The positional accuracy of roads in OpenStreetMap (OSM) has traditionally been evaluated using extrinsic comparisons with official datasets, employing models such as the Increasing Buffer Model (IBM) (Forghani & Delavar, 2014; Goodchil & Hunter, 1997). In our analysis, we observed a potential correlation between the positional accuracy of a road segment and the number of nodes present, as well as the interval between these nodes. “Good” or trustworthy dataset seems to reveal certain patterns for road data. Due to the intrinsic topological constraints of road data, if the topologically checked data follow a certain pattern in terms of node distribution and the interval between the nodes, the positional accuracy could be approximated from the intrinsic patterns.

First, the student reviews relevant literature on extrinsic positional accuracy to identify common patterns and influencing factors, such as the interval between nodes. The student then examines methods for deriving these patterns from official datasets, using machine learning techniques to determine optimized variables or variable combinations for assessing positional accuracy. Based on these findings, the student proposes methods to assess the positional accuracy by approximating the patterns in OSM data to those observed in official datasets. An evaluation of this approach with a case study concludes the thesis.

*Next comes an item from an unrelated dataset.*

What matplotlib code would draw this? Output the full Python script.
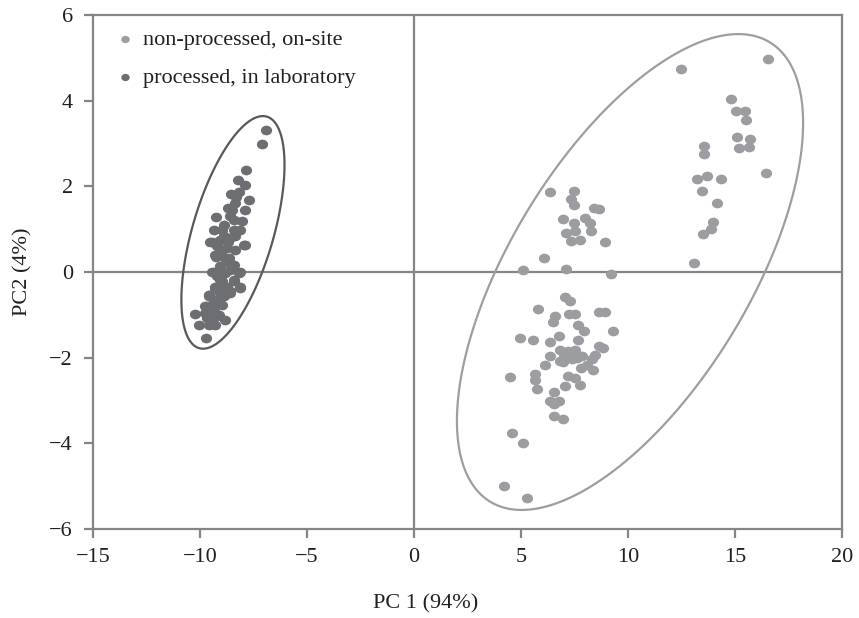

Skills required for the project:

Requirements are good knowledge in one programming language and an interest in machine learning.

Literature/references:

Barron, C., Neis, P., & Zipf, A. (2014). A comprehensive framework for intrinsic OpenStreetMap quality analysis. Transactions in GIS, 18(6), 877–895. https://doi.org/10.1111/tgis.12073
Forghani, M., & Delavar, M. (2014). A quality study of the OpenStreetMap dataset for Tehran. ISPRS International Journal of Geo-Information, 3(2), 750–763. https://doi.org/10.3390/ijgi3020750
Goodchild, M. F., & Hunter, G. J. (1997). A simple positional accuracy measure for linear features. International Journal of Geographical Information Science, 11(3), 299–306. https://doi.org/10.1080/136588197242419
Girres, J., & Touya, G. (2010). Quality assessment of the French OpenStreetMap dataset. Transactions in GIS, 14(4), 435–459. https://doi.org/10.1111/j.1467-9671.2010.01203.x
Haklay, M. (2010). How Good is Volunteered Geographical Information? A Comparative Study of OpenStreetMap and Ordnance Survey Datasets. Environment and Planning B: Planning and Design, 37(4), 682–703. https://doi.org/10.1068/b35097
Nejad, R. G., Abbaspour, R. A., & Chehreghan, A. (2022). Spatiotemporal VGI contributor reputation system based on implicit evaluation relations. Geocarto International, 37(26), 12014–12041. https://doi.org/10.1080/10106049.2022.2063406
Sundaram, R. C., Naghizade, E., Borovica-Gajić, R., & Tomko, M. (2021). Can you fixme? An intrinsic classification of contributor-identified spatial data issues using topic models. International Journal of Geographical Information Science, 36(1), 1–30. https://doi.org/10.1080/13658816.2021.1893323
Yan, Y., Feng, C., Huang, W., Fan, H., Wang, Y., & Zipf, A. (2020). Volunteered geographic information research in the first decade: a narrative review of selected journal articles in GIScience. International Journal of Geographical Information Science, 34(9), 1765–1791. https://doi.org/10.1080/13658816.2020.1730848
Zielstra, D., & Zipf, A. (2010). A comparative study of proprietary geodata and volunteered geographic information for Germany. In 13th AGILE international conference on geographic information science (Vol. 2010, pp. 1-15). Portugal: Guimarães.